Investing.com - Asian shares were mixed on Tuesday with a weaker yen aiding Tokyo following a survey of companies that pointed to continued easy monetary policies, but Sydney fell after the central bank kept interest rates at a record low 1.5%.
The S&P/ASX 200 eased 0.19%, while the Nikkei 225 rose 0.78%. Markets in China are shut for a week-long holiday.
In Australia, the central bank held steady as expected, but cited concerns on growth over a strong currency.
Also in Australia, building approvals for August fell 1.8%, less than the 7.0% drop seen month-on-month and private house approvals dipped 1.3%, compared with a revised upward 0.1% decline in the previous month.
Earlier, in New Zealand, the NZIER business confidence survey for the third quarter came in at 26%, compared to 19% previously while capacity utilization was 92.5% from 92.9%. NZD/USD traded at 0.7290, up 0.18% after the survey was released.

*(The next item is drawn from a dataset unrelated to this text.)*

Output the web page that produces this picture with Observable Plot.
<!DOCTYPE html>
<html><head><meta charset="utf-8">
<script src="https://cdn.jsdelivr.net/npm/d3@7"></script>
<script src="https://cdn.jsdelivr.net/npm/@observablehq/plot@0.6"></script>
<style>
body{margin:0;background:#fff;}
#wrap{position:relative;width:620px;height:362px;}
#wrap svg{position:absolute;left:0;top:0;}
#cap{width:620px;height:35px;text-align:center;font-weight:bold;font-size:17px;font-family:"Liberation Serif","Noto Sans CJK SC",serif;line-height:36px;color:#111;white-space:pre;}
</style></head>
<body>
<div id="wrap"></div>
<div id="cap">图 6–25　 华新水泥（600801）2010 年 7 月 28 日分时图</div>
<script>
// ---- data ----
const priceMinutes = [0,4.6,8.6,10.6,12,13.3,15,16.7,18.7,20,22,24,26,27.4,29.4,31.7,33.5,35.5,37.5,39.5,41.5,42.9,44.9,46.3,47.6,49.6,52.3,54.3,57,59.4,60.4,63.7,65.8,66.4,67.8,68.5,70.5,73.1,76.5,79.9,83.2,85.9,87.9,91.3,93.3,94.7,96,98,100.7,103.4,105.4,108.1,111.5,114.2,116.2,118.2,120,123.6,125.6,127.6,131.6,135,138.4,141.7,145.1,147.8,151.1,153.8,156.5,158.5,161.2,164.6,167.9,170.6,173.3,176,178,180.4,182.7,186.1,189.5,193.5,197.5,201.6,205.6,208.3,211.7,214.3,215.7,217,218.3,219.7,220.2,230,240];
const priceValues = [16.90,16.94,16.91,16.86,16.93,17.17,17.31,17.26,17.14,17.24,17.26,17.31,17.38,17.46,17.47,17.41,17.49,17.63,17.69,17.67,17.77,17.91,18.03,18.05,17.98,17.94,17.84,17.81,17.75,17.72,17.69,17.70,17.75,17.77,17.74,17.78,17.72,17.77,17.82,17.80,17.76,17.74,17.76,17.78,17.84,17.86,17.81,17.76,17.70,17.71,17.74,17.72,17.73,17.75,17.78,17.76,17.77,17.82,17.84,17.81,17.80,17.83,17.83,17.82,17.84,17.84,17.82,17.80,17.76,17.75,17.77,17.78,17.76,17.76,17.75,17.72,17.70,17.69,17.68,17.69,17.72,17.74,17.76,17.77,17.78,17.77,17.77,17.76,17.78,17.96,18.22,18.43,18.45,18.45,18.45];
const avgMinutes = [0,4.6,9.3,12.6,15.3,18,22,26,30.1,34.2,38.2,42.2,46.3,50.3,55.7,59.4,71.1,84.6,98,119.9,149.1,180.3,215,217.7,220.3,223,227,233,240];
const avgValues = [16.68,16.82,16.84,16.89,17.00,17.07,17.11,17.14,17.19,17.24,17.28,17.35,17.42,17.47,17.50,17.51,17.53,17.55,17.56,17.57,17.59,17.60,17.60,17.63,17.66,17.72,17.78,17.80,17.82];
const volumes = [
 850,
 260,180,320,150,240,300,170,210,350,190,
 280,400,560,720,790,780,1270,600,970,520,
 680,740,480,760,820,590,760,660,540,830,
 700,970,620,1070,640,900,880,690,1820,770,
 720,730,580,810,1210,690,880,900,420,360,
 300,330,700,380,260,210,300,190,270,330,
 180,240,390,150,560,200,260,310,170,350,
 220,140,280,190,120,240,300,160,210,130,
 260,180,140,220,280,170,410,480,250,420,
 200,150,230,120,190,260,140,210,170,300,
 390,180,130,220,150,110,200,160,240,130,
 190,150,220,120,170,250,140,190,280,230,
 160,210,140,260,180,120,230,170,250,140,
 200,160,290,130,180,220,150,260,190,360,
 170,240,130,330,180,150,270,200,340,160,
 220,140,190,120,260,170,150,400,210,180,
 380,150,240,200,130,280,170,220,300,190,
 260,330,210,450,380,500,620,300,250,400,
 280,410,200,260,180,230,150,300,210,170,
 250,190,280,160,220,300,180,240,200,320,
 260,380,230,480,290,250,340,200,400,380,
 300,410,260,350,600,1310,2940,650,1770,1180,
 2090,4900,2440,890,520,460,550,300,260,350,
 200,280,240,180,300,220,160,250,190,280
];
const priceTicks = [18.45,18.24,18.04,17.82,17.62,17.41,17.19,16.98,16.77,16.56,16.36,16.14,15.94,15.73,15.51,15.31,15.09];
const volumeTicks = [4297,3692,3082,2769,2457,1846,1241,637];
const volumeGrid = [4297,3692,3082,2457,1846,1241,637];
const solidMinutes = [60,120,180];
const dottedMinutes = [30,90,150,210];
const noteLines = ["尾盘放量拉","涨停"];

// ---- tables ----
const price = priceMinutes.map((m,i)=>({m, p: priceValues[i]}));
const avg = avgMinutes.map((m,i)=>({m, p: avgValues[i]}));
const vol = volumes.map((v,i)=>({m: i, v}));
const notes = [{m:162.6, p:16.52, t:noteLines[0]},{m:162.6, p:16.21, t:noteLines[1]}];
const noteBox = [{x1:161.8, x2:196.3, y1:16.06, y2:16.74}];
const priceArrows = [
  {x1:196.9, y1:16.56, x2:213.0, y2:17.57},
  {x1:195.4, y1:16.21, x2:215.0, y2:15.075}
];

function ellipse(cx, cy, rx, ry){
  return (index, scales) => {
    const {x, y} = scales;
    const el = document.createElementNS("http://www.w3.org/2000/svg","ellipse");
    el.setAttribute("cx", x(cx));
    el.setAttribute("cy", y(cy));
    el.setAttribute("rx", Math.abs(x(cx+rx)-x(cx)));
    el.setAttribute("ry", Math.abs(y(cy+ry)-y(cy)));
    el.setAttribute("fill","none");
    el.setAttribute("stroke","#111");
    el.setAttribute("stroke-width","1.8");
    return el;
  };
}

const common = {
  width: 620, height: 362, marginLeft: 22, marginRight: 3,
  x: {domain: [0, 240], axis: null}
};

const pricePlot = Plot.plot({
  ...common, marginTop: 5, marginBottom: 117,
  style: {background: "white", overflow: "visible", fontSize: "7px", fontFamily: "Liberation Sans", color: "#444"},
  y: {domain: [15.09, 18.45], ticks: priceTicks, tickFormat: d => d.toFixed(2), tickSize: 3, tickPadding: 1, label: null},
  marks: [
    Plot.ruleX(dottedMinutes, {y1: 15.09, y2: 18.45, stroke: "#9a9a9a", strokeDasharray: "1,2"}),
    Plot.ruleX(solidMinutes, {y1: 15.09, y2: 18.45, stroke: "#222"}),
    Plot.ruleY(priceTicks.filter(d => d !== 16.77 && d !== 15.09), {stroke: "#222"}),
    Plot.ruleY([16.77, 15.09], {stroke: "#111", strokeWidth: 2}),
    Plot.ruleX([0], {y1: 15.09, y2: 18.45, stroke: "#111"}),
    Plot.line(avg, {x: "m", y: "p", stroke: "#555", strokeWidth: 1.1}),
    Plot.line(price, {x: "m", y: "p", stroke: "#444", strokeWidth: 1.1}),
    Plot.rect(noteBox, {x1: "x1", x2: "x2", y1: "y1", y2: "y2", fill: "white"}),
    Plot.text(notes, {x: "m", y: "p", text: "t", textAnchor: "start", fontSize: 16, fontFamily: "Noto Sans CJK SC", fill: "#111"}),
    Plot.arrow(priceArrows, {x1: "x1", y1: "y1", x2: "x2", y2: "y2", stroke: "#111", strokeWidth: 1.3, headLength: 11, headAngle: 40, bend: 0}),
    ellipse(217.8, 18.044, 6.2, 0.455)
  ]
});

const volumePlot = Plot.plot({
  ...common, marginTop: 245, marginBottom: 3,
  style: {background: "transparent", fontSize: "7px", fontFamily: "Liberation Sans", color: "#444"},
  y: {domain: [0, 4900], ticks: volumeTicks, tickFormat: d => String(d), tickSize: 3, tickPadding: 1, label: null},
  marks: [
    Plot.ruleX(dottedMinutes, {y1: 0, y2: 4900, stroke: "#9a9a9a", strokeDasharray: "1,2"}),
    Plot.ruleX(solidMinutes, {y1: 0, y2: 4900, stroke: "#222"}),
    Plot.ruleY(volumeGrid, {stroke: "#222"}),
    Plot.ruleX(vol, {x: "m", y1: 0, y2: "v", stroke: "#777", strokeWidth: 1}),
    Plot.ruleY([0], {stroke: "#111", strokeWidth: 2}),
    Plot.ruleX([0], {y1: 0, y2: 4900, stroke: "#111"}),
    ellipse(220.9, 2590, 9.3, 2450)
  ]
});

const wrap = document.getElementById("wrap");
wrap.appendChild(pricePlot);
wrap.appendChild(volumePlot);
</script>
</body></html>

The Bank of Japan on Tuesday released inflation-outlook data measured in the consumer price index (excluding the effect of tax changes) among companies polled in its quarterly Tankan survey with the data indicating many companies remain skeptical that of reaching and sustaining 2% inflation during Governor Haruhiko Kuroda's five-year term that ends in April 2018 even with the bank's aggressive easing launched in April 2013, followed by an expanded effort in October 2014, and refocused on the yield curve last month.
Japanese companies expect consumer prices to rise an average 0.6% a year from now, compared to a 0.7% gain seen in the second quarter.
Overnight, U.S. stocks were lower after the close on Monday, as losses in the Utilities, Financials and Technology sectors led shares lower.
At the close in NYSE, the Dow Jones Industrial Average lost 0.30%, while the S&P 500 index declined 0.33%, and the NASDAQ Composite index declined 0.21%.
As well, data showed that U.S. manufacturing activity returned to expansion in September boosted optimism over the strength of the economy.
The greenback strengthened after the Institute for Supply Management said its index of manufacturing activity rose to 51.5 last month from August’s reading of 49.4. Analysts had forecast a lesser increase to 50.3.
The reports added to hopes for a U.S. rate hike before the end of the year following upbeat U.S. consumer sentiment data released on Friday. Investing.com's Fed Rate Monitor Tool shows investors estimate a 10.3% chance of a rate hike in November, and a 61.6% figure for December.